Virginia Woolf au Théâtre de l’Oeuvre

Un couple de quarantenaires va lors d’une soirée arrosée affronter leur illusion commune pour la faire, enfin, chuter.

Sur le campus, George, professeur d’histoire raté et Martha, fille du doyen se livrent à une dispute conjugale où tout est remis en question. Dans une violente querelle cathartique, ils vont mener un jeu dangereux qui ne cessera que lorsque l’espoir rendra gorge. Face à eux, un jeune couple, leur lointain alter ego leur rappelle en miroir leur passé. À la fin de la soirée, une révélation insupportable fournit un moment fort qui choqua longtemps le public.

La pièce fut l’objet d’une adaptation cinématographique célèbre avec Élisabeth Taylor et Richard Burton. Assez peu montée en France elle est comme un classique et donc un piège. Alain Françon, le metteur en scène, Dominique Valadié (Martha) et Wladimir Yordanoff (George) ont réussi à éviter le piège et à restituer l’esprit du texte dans ce que cette pièce est une authentique histoire d’amour.

On a parlé d’une femme œdipienne concernant Martha sans interroger si c’est là sa pathologie ou son aménagement thérapeutique.
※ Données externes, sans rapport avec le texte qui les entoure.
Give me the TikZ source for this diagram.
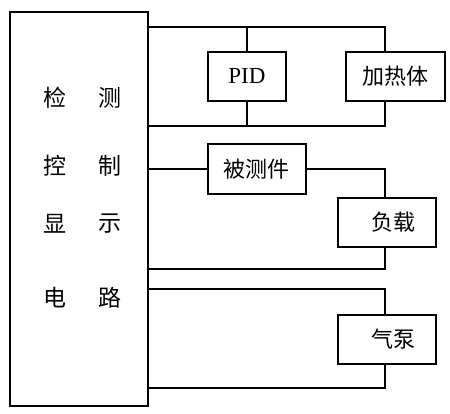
\documentclass[tikz,border=0pt]{standalone}
\usepackage{fontspec}
\setmainfont{Liberation Serif}
\newfontfamily\cjk{Noto Sans CJK SC}
\begin{document}
\begin{tikzpicture}[x=1pt,y=-1pt,
  blk/.style={draw,line width=1.8pt,inner sep=0pt,anchor=north west},
  wire/.style={line width=1.8pt},
  lbl/.style={font=\cjk\fontsize{22}{22}\selectfont,inner sep=0pt},
  big/.style={font=\cjk\fontsize{23}{23}\selectfont,inner sep=0pt}]
\useasboundingbox (0,0) rectangle (450,413);
% main box
\node[blk,minimum width=138pt,minimum height=394pt] (main) at (9,11) {};
\node[big] (t1) at (55,98) {检};
\node[big] (t2) at (110,98) {测};
\node[big] (t3) at (55,166) {控};
\node[big] (t4) at (110,166) {制};
\node[big] (t5) at (55,224) {显};
\node[big] (t6) at (110,224) {示};
\node[big] (t7) at (55,298) {电};
\node[big] (t8) at (110,298) {路};
% boxes
\node[blk,minimum width=78pt,minimum height=49pt] (pid) at (207,51) {};
\node[font=\fontsize{23}{23}\selectfont,inner sep=0pt] at (pid.center) {PID};
\node[blk,minimum width=99pt,minimum height=49pt] (heat) at (345,51) {};
\node[lbl] at (heat.center) {加热体};
\node[blk,minimum width=98pt,minimum height=50pt] (dut) at (207,143) {};
\node[lbl] at (dut.center) {被测件};
\node[blk,minimum width=98pt,minimum height=49pt] (load) at (337,197) {};
\node[lbl] at ([xshift=7pt]load.center) {负载};
\node[blk,minimum width=98pt,minimum height=49pt] (pump) at (337,314) {};
\node[lbl] at ([xshift=7pt]pump.center) {气泵};
% coordinates
\coordinate (a1) at (147,27);
\coordinate (a2) at (385,27);
\coordinate (b1) at (147,126);
\coordinate (b2) at (385,126);
\coordinate (c1) at (147,169);
\coordinate (c2) at (385,169);
\coordinate (d1) at (147,269);
\coordinate (d2) at (385,269);
\coordinate (e1) at (147,289);
\coordinate (e2) at (385,289);
\coordinate (f1) at (147,388);
\coordinate (f2) at (385,388);
% wires
\draw[wire] (a1) -- (a2) -- (a2 |- heat.north);
\draw[wire] (pid.north |- a1) -- (pid.north);
\draw[wire] (b1) -- (b2) -- (b2 |- heat.south);
\draw[wire] (pid.south |- b1) -- (pid.south);
\draw[wire] (c1) -- (c1 -| dut.west);
\draw[wire] (c1 -| dut.east) -- (c2) -- (c2 |- load.north);
\draw[wire] (d2 |- load.south) -- (d2) -- (d1);
\draw[wire] (e1) -- (e2) -- (e2 |- pump.north);
\draw[wire] (f2 |- pump.south) -- (f2) -- (f1);
\end{tikzpicture}
\end{document}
On a vu en Georges un pervers narcissique affaissé sous le poids d’un idéal du moi effrayant. On s’est trompé à invoquer une fausse pathologie à la mode plutôt que de s’interroger sur ce que nous aurions fait à sa place entre une épouse insatisfaite et un beau père doyen de l’université. Ce couple dramatique mérite mieux qu’une étude sous forme d’une pseudopsychanalyse à la va vite. Il s’agit d’autre chose. Il s’agit de deuil et de déceptions. Il s’agit de la monotonie du quotidien et du rapport aux illusions. Il s’agit de ce que les êtres veulent faire partager à l’autre au sein du couple. Chaque désillusion, chaque déception s’est sédimentée lentement sur le pacte et le rêve originels. Martha et George doivent en passer par la destruction d’un secret commun qui fait tiers et qui a étayé leur couple. C’est ce moment de l’impossible, de l’inconnu que les deux comédiens par leur talent restituent si sûrement.

La mise en scène est très sobre, le décor crasse est minimaliste. Seuls comptent les mots. Car les mots qui ont créé vont détruire. Dominique Valadié est une magnifique Martha. Elle nous laisse sans répit, nous comme George. Wladimir Yordanoff sait nous rendre complices du chaos. Il assure de son talent la composition d’un George fort mais passif.

À la fin de cette soirée, Martha dit à Georges : alors seulement nous deux. Ils n’ont plus peur de Virginie Woolf, plus peur de vivre une vie sans illusions.